Para Lagarde, a inflação também pode surpreender e cair se a baixa confiança e as preocupações com os acontecimentos geopolíticos travarem o consumo e o investimento.
Ou, ainda, se a política monetária atenuar a procura mais do que o previsto e se o ambiente econômico no resto do mundo se deteriorar.
Brasil: entre juros altos e o impacto das decisões globais
O Banco Central do Brasil manteve a taxa Selic em 13,25%, uma das mais altas do mundo. O economista Eduardo Velho diz que essa política tem reflexos diretos sobre o endividamento do país.
Juros altos tornam a dívida pública mais cara e limitam o espaço para investimento do governo. O risco é que o crescimento fique comprometido a longo prazo, opinou.
Além disso, a política monetária americana pode pressionar ainda mais o Brasil. Se o FED (o Banco Central norte-americano) mantiver os juros altos nos Estados Unidos, investidores podem retirar capital de mercados emergentes, fortalecendo o dólar, pressionando a inflação brasileira.
Assim, o Banco Central brasileiro enfrenta um cenário delicado. “O desafio do Banco Central é enorme. Se por um lado, a inflação precisa ser controlada, por outro, a elevação dos juros aumenta o custo da dívida pública, reduzindo o espaço para investimentos do governo”, afirmou Velho.
Além disso, diz, há o fator político em jogo. O presidente Lula já sinalizou que não pretende adotar novos pacotes de ajuste fiscal, o que pode aumentar a pressão sobre o Banco Central.
Sem um compromisso mais firme com a responsabilidade fiscal, os juros altos se tornam uma necessidade para conter a volatilidade e evitar uma fuga de capitais, disse o professor.
O papel da China
A China cumpre um papel determinante no jogo geopolítico. O país mantém sua política monetária estável, enquanto reforça a presença como maior fornecedor global.
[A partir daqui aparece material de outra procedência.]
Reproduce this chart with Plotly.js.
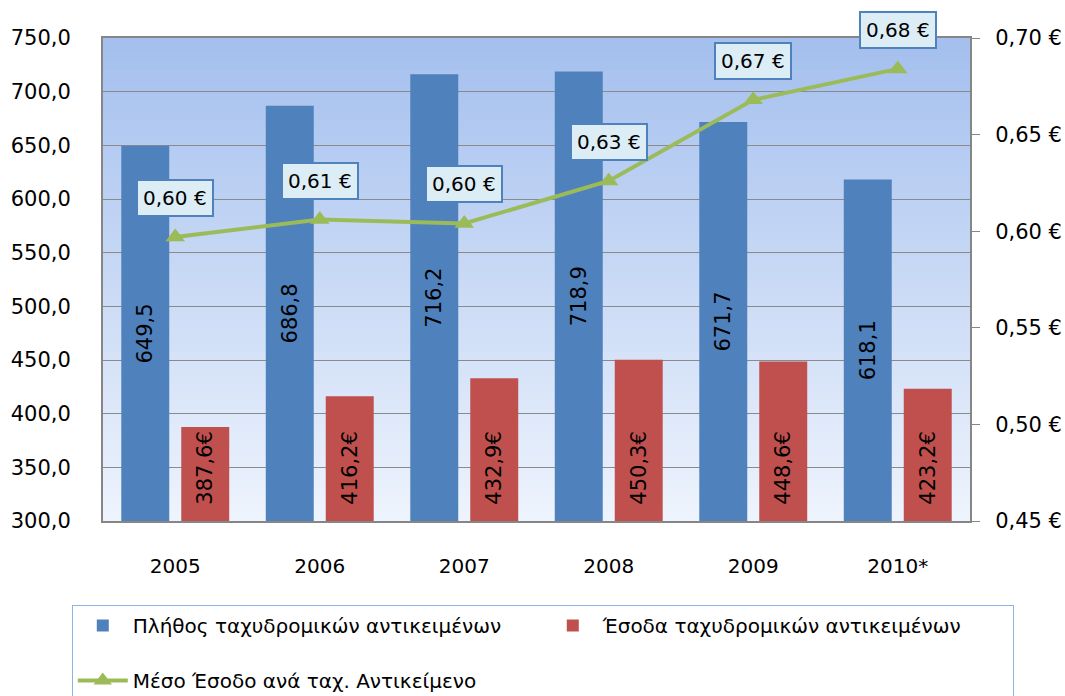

Com tarifas comerciais cada vez mais agressivas vindas dos Estados Unidos, Pequim tenta expandir sua rede de parcerias com países emergentes, com potencial de reconfigurar a ordem econômica internacional.
Para Eduardo Velho, "a China pode agir de forma pragmática, negociando concessões pontuais com os Estados Unidos, mas também pode se tornar mais agressiva e aprofundar a guerra comercial, o que impactaria fortemente o comércio global".
Impactos no mercado imobiliário no Brasil e em Portugal
Outra consequência está nas diferenças das taxas de juros, que impactam diretamente no custo do financiamento imobiliário no Brasil e em Portugal.
Em Portugal, o professor do Instituto Superior de Economia e Gestão da Universidade de Lisboa João Duque avalia que os juros mais baixos facilitam o acesso ao crédito habitacional.
"O consumidor português aprendeu a migrar entre taxas fixas e variáveis, aproveitando as melhores condições do mercado", disse.
E no Brasil, para o economista Eduardo Velho, o cenário é mais complexo. "Com a Selic em patamares elevados, as taxas de financiamento imobiliário se tornam proibitivas para muitas famílias. Isso impacta negativamente a construção civil e a geração de empregos."